Firstly, we would like to thank the new Secretary of State for Housing, Greg Clark, for meeting us to listen to the stories of ordinary people trapped in the building safety crisis. Mr Clark told us that he considers this scandal to be the most important issue facing his department today, and one that he is determined to solve. Last week, a construction industry source suggested that finalising contracts should be delayed until a new prime minister is in place. However, Mr Clark has told us that the Government will accelerate policies put forward by his predecessor, Michael Gove, and that there will be no ‘treading water’.
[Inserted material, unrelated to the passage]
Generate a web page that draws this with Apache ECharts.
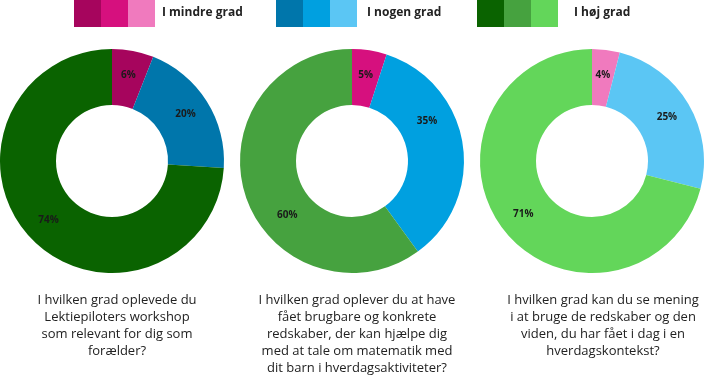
<!DOCTYPE html>
<html>
<head>
<meta charset="utf-8">
<script src="https://cdn.jsdelivr.net/npm/echarts@6/dist/echarts.min.js"></script>
<style>
  html, body { margin: 0; padding: 0; background: #fff; }
  #main { width: 705px; height: 375px; }
</style>
</head>
<body>
<div id="main"></div>
<script>
// svargrupper (legende)
var groups = ['I mindre grad', 'I nogen grad', 'I høj grad'];
var pinks = ['#a6055d', '#d6107e', '#f07abe'];
var blues = ['#0076ab', '#00a0e0', '#5bc6f4'];
var greens = ['#0a6300', '#46a23f', '#63d65a'];

// data pr. spørgsmål: [mindre, nogen, høj]
var values1 = [6, 20, 74];
var values2 = [5, 35, 60];
var values3 = [4, 25, 71];

var questions = [
    'I hvilken grad oplevede du\nLektiepiloters workshop\nsom relevant for dig som\nforælder?',
    'I hvilken grad oplever du at have\nfået brugbare og konkrete\nredskaber, der kan hjælpe dig\nmed at tale om matematik med\ndit barn i hverdagsaktiviteter?',
    'I hvilken grad kan du se mening\ni at bruge de redskaber og den\nviden, du har fået i dag i en\nhverdagskontekst?'
];

var myChart = echarts.init(document.getElementById('main'));

var allValues = [values1, values2, values3];
var centersX = [112, 352, 592];
var textX = [112, 352, 598];
var palette = [pinks, blues, greens];
// etiketterne i midterste diagram er flyttet lidt i originalen
var labelShift = [null, [null, [-11, -26], [18, 27]], null];

var series = [];
var titles = [];
allValues.forEach(function (vals, i) {
    series.push({
        type: 'pie',
        radius: [56, 112],
        center: [centersX[i], 161],
        startAngle: 90,
        clockwise: true,
        silent: true,
        label: {
            show: true,
            position: 'inside',
            formatter: '{c}%',
            color: '#1a1a1a',
            fontSize: 10,
            fontWeight: 'bold',
            fontFamily: 'Open Sans'
        },
        labelLine: {show: false},
        itemStyle: {borderWidth: 0},
        data: vals.map(function (v, j) {
            var item = {name: groups[j], value: v, itemStyle: {color: palette[j][i]}};
            if (labelShift[i] && labelShift[i][j]) {
                item.label = {offset: labelShift[i][j]};
            }
            return item;
        })
    });
    titles.push({
        text: questions[i],
        left: textX[i],
        top: 287,
        textAlign: 'center',
        textStyle: {
            fontFamily: 'Open Sans',
            fontSize: 13,
            fontWeight: 'normal',
            color: '#222',
            lineHeight: 17
        }
    });
});

// legende: tre farvefelter + tekst pr. gruppe
var legendX = [74, 276, 477];
var textGap = [7, 10, 16];
var graphic = [];
palette.forEach(function (cols, g) {
    cols.forEach(function (c, k) {
        graphic.push({
            type: 'rect',
            left: legendX[g] + k * 27,
            top: 0,
            shape: {width: 27, height: 27},
            style: {fill: c}
        });
    });
    graphic.push({
        type: 'text',
        left: legendX[g] + 81 + textGap[g],
        top: 7,
        style: {
            text: groups[g],
            fill: '#222',
            font: 'bold 12px "Open Sans"'
        }
    });
});

myChart.setOption({
    animation: false,
    title: titles,
    graphic: graphic,
    series: series
});
</script>
</body>
</html>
Our team told Mr Clark how they have been affected personally by the cladding scandal and also highlighted general issues faced by so many of us across the board: outrageous insurance rises, obscene waking watch costs, continuing problems getting access to government funding, an ongoing inability to remortgage, and issues surrounding shared ownership.
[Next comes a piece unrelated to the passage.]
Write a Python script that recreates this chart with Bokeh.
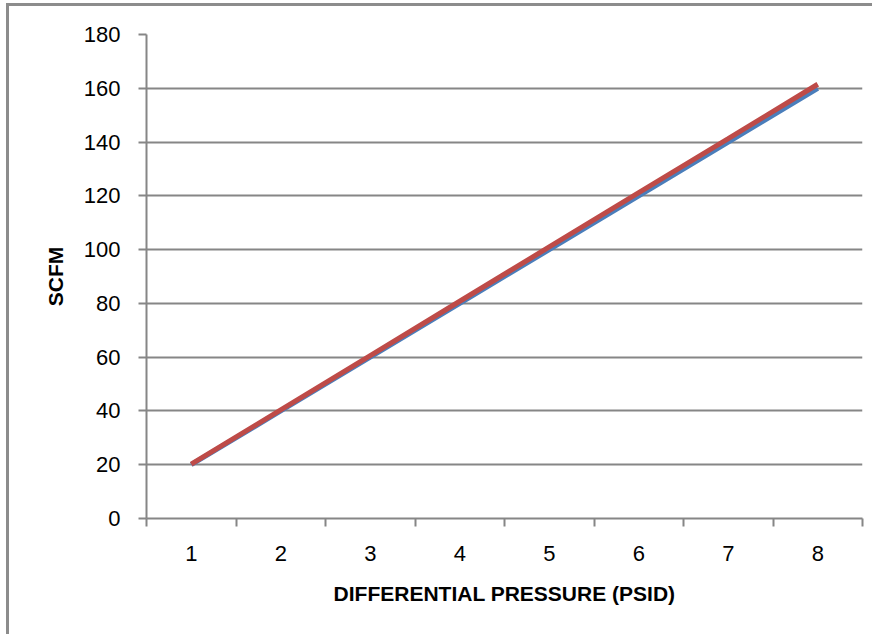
from bokeh.plotting import figure
from bokeh.models import Range1d, FixedTicker
from bokeh.embed import file_html
from bokeh.resources import INLINE

# ---- data ----
x_categories = [1, 2, 3, 4, 5, 6, 7, 8]
x_tick_labels = ["1", "2", "3", "4", "5", "6", "7", "8"]
scfm_blue = [20, 40, 60, 80, 100, 120, 140, 160]
scfm_red = [20.2, 40.4, 60.6, 80.8, 101.0, 121.2, 141.3, 161.5]
y_ticks = [0, 20, 40, 60, 80, 100, 120, 140, 160, 180]
x_title = "DIFFERENTIAL PRESSURE (PSID)"
y_title = "SCFM"

GRAY = "#868686"
FONT = "Liberation Sans"

p = figure(
    output_backend="svg",
    toolbar_location=None,
    frame_width=716,
    frame_height=484,
    min_border_left=137,
    min_border_right=10,
    min_border_top=28,
    min_border_bottom=116,
    x_range=Range1d(0.5, 8.5),
    y_range=Range1d(0, 180),
    background_fill_color="white",
    border_fill_color="white",
    outline_line_color=None,
    styles={"border-left": "3px solid #8c8c8c", "border-top": "3px solid #8c8c8c",
            "margin-left": "6px", "margin-top": "3px"},
)

p.line(x_categories, scfm_blue, line_color="#4a7ebb", line_width=5)
p.line(x_categories, scfm_red, line_color="#be4b48", line_width=5)

# x axis: labels at categories, tick marks between categories
xa = p.xaxis[0]
xa.ticker = FixedTicker(ticks=x_categories,
                        minor_ticks=[c - 0.5 for c in x_categories] + [x_categories[-1] + 0.5])
xa.major_label_overrides = {c: l for c, l in zip(x_categories, x_tick_labels)}
xa.major_tick_out = 0
xa.major_tick_in = 0
xa.minor_tick_out = 8
xa.minor_tick_in = 0
xa.minor_tick_line_color = GRAY
xa.minor_tick_line_width = 2
xa.axis_line_color = GRAY
xa.axis_line_width = 2
xa.major_label_text_font = FONT
xa.major_label_text_font_size = "22px"
xa.major_label_text_color = "black"
xa.major_label_standoff = 19
xa.axis_label = x_title
xa.axis_label_text_font = FONT
xa.axis_label_text_font_style = "bold"
xa.axis_label_text_font_size = "21px"
xa.axis_label_text_color = "black"
xa.axis_label_standoff = 18

ya = p.yaxis[0]
ya.ticker = FixedTicker(ticks=y_ticks)
ya.major_tick_out = 8
ya.major_tick_in = 0
ya.minor_tick_out = 0
ya.minor_tick_in = 0
ya.major_tick_line_color = GRAY
ya.major_tick_line_width = 2
ya.axis_line_color = GRAY
ya.axis_line_width = 2
ya.major_label_text_font = FONT
ya.major_label_text_font_size = "22px"
ya.major_label_text_color = "black"
ya.major_label_standoff = 18
ya.axis_label = y_title
ya.axis_label_text_font = FONT
ya.axis_label_text_font_style = "bold"
ya.axis_label_text_font_size = "21px"
ya.axis_label_text_color = "black"
ya.axis_label_standoff = 14

p.xgrid.grid_line_color = None
p.ygrid.ticker = FixedTicker(ticks=y_ticks)
p.ygrid.grid_line_color = GRAY
p.ygrid.grid_line_width = 2

open("out.html", "w").write(file_html(p, INLINE))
Among the topics we focused on were:

  • Ensuring the developer pledges are turned into binding contracts urgently after the period for comments closes on 10 August with their work to fix buildings based on clear and transparent standards. Those developers finally must be made to focus on our safety ahead of their profits. 
  • Holding all developers to account, not just those that have been asked to pledge to fix their buildings. All have benefited from generous taxpayer funding and all must do the right thing.
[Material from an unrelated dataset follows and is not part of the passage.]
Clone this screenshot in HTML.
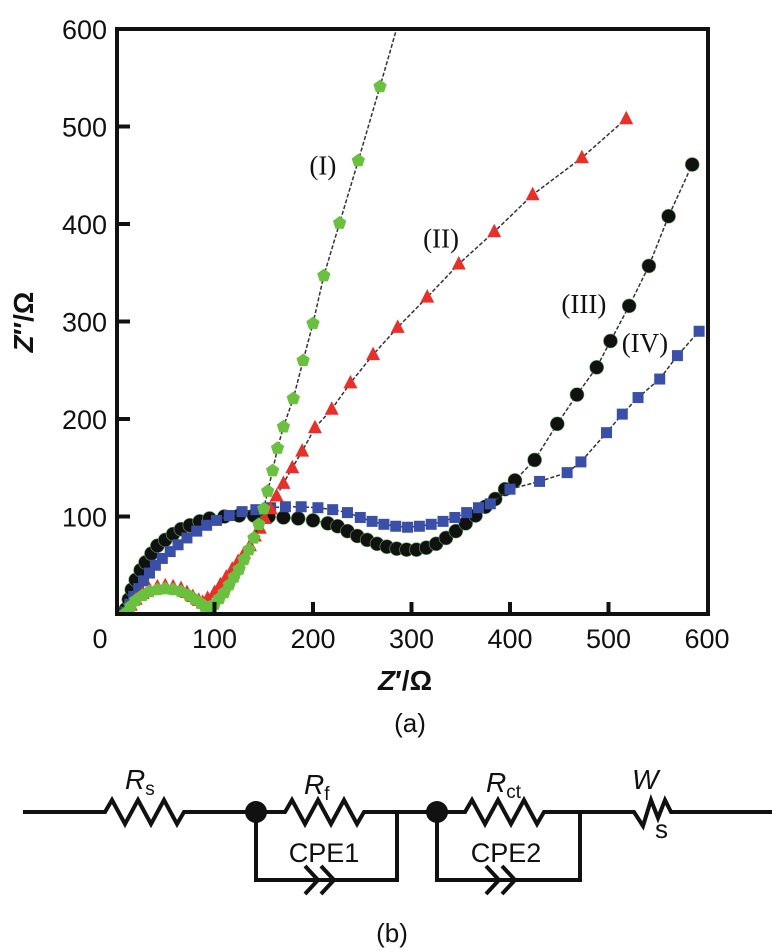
<!DOCTYPE html>
<html><head><meta charset="utf-8"><style>
body{margin:0;background:#fff;}
svg{display:block;font-family:"Liberation Sans",sans-serif;}
</style></head><body>
<svg id="fig" width="783" height="952" viewBox="0 0 783 952">
<g id="plot"></g>
<g id="circuit" stroke="#111" stroke-width="4" fill="none">
  <path d="M23 812 H105 l7 -12 l13 24 l13 -24 l13 24 l13 -24 l13 24 l7 -12 H285 l7 -12 l13 24 l13 -24 l13 24 l13 -24 l13 24 l7 -12 H465 l7 -12 l13 24 l13 -24 l13 24 l13 -24 l13 24 l7 -12 H634 l9 14 l8 -26 l7 18 l7 -18 l6 12 H772"/>
  <path d="M256 812 V880 H397 V812 M305 866 l13 14 l-13 14 M321 866 l13 14 l-13 14"/>
  <path d="M437 812 V880 H580 V812 M486 866 l13 14 l-13 14 M502 866 l13 14 l-13 14"/>
  <circle cx="256" cy="812" r="11" fill="#111" stroke="none"/>
  <circle cx="437" cy="812" r="11" fill="#111" stroke="none"/>
  <g stroke="none" fill="#111" font-size="28">
    <text x="125" y="789" font-style="italic">R<tspan font-size="19" font-style="normal" dy="6">s</tspan></text>
    <text x="304" y="794" font-style="italic">R<tspan font-size="19" font-style="normal" dy="6">f</tspan></text>
    <text x="486" y="792" font-style="italic">R<tspan font-size="19" font-style="normal" dy="6">ct</tspan></text>
    <text x="632" y="789" font-style="italic">W</text>
    <text x="655" y="838" font-size="26">s</text>
    <text x="324" y="862" text-anchor="middle" font-size="27">CPE1</text>
    <text x="506" y="862" text-anchor="middle" font-size="27">CPE2</text>
    <text x="392" y="942" text-anchor="middle" font-size="26">(b)</text>
  </g>
</g>
</svg>
<script>
const xTicks=[0,100,200,300,400,500,600];
const yTicks=[100,200,300,400,500,600];
const yTickLabels=["100","200","300","400","500","600"];
const s1x=[10,15,20,27,34,42,50,58,66,74,80,86,90,95,100,105,110,115,120,125,130,135,140,145,150,154,159,164,170,180,190,200,211,227,246,268];
const s1y=[1,8,14,19,23,25,26,25,23,19,15,11,8,7,10,16,22,30,38,46,56,66,78,92,108,126,147,170,192,221,260,298,347,401,465,541];
const s1LineEnd=[292,625];
const s2x=[10,15,20,27,34,42,50,58,66,72,78,84,88,93,100,106,112,118,124,130,136,141,146,151,157,163,170,179,189,202,219,238,261,286,316,348,384,423,473,518];
const s2y=[2,9,15,21,25,28,29,28,26,22,18,14,12,16,22,30,38,46,54,62,70,80,88,98,108,121,134,150,167,191,210,237,266,294,325,359,392,430,468,508];
const s3x=[10,13,16,20,25,30,36,42,50,58,66,75,85,95,110,125,140,155,170,185,200,215,225,235,245,255,265,275,285,295,305,315,325,335,345,355,365,375,385,395,405,425,448,468,488,502,521,541,561,585];
const s3y=[5,15,25,35,45,53,62,70,76,82,87,91,95,98,100,101,101,100,99,98,96,93,90,85,80,76,72,69,67,66,66,68,72,78,85,93,101,110,118,128,137,158,195,225,253,280,316,357,408,461];
const s4x=[10,14,18,23,28,34,40,47,55,63,72,82,92,102,115,128,142,157,172,188,205,220,235,248,260,272,284,296,308,320,332,344,356,368,380,400,430,458,472,498,514,530,552,570,592];
const s4y=[2,10,18,26,34,42,50,57,64,71,78,85,91,96,101,105,107,109,110,110,109,107,104,99,95,92,90,89,90,92,95,99,104,109,113,128,136,145,156,186,205,222,241,265,290];
const seriesLabels=["(I)","(II)","(III)","(IV)"];
const labelPos=[[210,460],[330,385],[475,318],[537,278]];

const NS="http://www.w3.org/2000/svg";
const L=117,R=708,T=29,B=614;
const X=v=>116+v*0.985, Y=v=>B-v*0.975;
const g=document.getElementById('plot');
function mk(tag,attrs,parent){const e=document.createElementNS(NS,tag);for(const k in attrs)e.setAttribute(k,attrs[k]);(parent||g).appendChild(e);return e;}
const defs=mk('defs',{});
const cp=mk('clipPath',{id:'clip'},defs);mk('rect',{x:L,y:T,width:R-L,height:B-T},cp);

function drawSeries(xs,ys,color,shape,name,extra){
  const grp=mk('g',{'clip-path':'url(#clip)'});
  
  
  let pts=xs.map((x,i)=>X(x)+','+Y(ys[i]));
  if(extra)pts.push(X(extra[0])+','+Y(extra[1]));
  const ln=mk('polyline',{points:pts.join(' '),fill:'none',stroke:'#333','stroke-width':1.5,'stroke-dasharray':'4 2'},grp);
  
  
  xs.forEach((x,i)=>{
    const cx=X(x),cy=Y(ys[i]);let m;
    if(shape==='circle')m=mk('circle',{cx,cy,r:7,fill:'#111',stroke:'#6a6',"stroke-width":0.6},grp);
    else if(shape==='square')m=mk('rect',{x:cx-5.5,y:cy-5.5,width:11,height:11,fill:'#3a4fa8'},grp);
    else if(shape==='tri')m=mk('polygon',{points:`${cx},${cy-8} ${cx+7},${cy+5.5} ${cx-7},${cy+5.5}`,fill:'#e8302a'},grp);
    else{let p=[];for(let k=0;k<5;k++){const a=-Math.PI/2+k*2*Math.PI/5;p.push((cx+7*Math.cos(a))+','+(cy+7*Math.sin(a)));}m=mk('polygon',{points:p.join(' '),fill:'#6cc040'},grp);}
    
    
  });
}
drawSeries(s3x,s3y,'#111','circle','series-iii');
drawSeries(s4x,s4y,'#3a4fa8','square','series-iv');
drawSeries(s2x,s2y,'#e8302a','tri','series-ii');
drawSeries(s1x,s1y,'#6cc040','pent','series-i',s1LineEnd);

const frame=mk('rect',{x:L,y:T,width:R-L,height:B-T,fill:'none',stroke:'#111','stroke-width':4});


xTicks.forEach(v=>{
  if(v>0&&v<600){const t=mk('line',{x1:X(v),x2:X(v),y1:B,y2:B-12,stroke:'#111','stroke-width':4});
  
  }
  const tx=mk('text',{x:X(v)-(v===0?16:0),y:B+34,'text-anchor':'middle','font-size':27,fill:'#111'});tx.textContent=String(v);
  
  
});
yTicks.forEach((v,i)=>{
  if(v<600){const t=mk('line',{x1:L,x2:L+13,y1:Y(v),y2:Y(v),stroke:'#111','stroke-width':4});
  
  }
  const tx=mk('text',{x:107,y:Y(v)+10,'text-anchor':'end','font-size':27,fill:'#111'});tx.textContent=yTickLabels[i];
  
  
});
seriesLabels.forEach((s,i)=>{
  const tx=mk('text',{x:X(labelPos[i][0]),y:Y(labelPos[i][1])+9,'text-anchor':'middle','font-size':27,'font-family':'Liberation Serif, serif',fill:'#111'});tx.textContent=s;
  
  
});
const xl=mk('text',{x:405,y:690,'text-anchor':'middle','font-size':28,'font-weight':'bold',fill:'#111'});
xl.innerHTML='<tspan font-style="italic">Z</tspan>′/Ω';


const yl=mk('text',{x:0,y:0,'text-anchor':'middle','font-size':28,'font-weight':'bold',fill:'#111',transform:'translate(33,322) rotate(-90)'});
yl.innerHTML='<tspan font-style="italic">Z</tspan>″/Ω';


const pa=mk('text',{x:410,y:732,'text-anchor':'middle','font-size':26,fill:'#111'});pa.textContent='(a)';


</script>
</body></html>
  • Ensuring all funding schemes are fully operational at real pace and truly fit for purpose. The delays suffered over the last two years since the Building Safety Fund opened must be consigned to the past.
  • Pushing lenders to hold true to their public statement to support the leaseholder protections and no longer only commit to lending with start dates for work given the new Leaseholder Certificate. Guidance on the Leaseholder Certificate must also be made clearer and we will continue our work with officials from the Department to achieve this.
  • Ensuring all parties involved in developing and constructing unsafe buildings are held to account including those who used special purpose vehicles. Private and social building owners must not be allowed to hide from their liabilities and continue delaying making homes safe. The Recovery Strategy Unit must be fully operational urgently with test cases at the First-Tier Tribunal heard, and precedents set, as soon as possible.
  • Bringing an end to the insurance extortion. The FCA report is now overdue and there must be an equal and immediate policy response from the Department. We were comforted that Mr Clark asked to meet us again once the report is out to help feed into his policy thinking.
  • Working with the Home Office to end the rip-off waking watch and evacuation management practices that have cost, and continue to cost, leaseholders thousands of pounds. 
  • Doing more to help the ordinary people ruled out of help, whether those deemed non-qualifying, residents in buildings under 11m or in enfranchised buildings. Our simple position is and has always been that all leaseholders are innocent so to only help some remains a dereliction of duty.

We reiterate our thanks to Mr Clark and his officials for their engagement and willingness to work on ending this scandal. A week is a long time in politics and a month especially so – we desperately need stability at the helm of the Department to see through a solution to the building safety crisis that does the least harm to innocent leaseholders.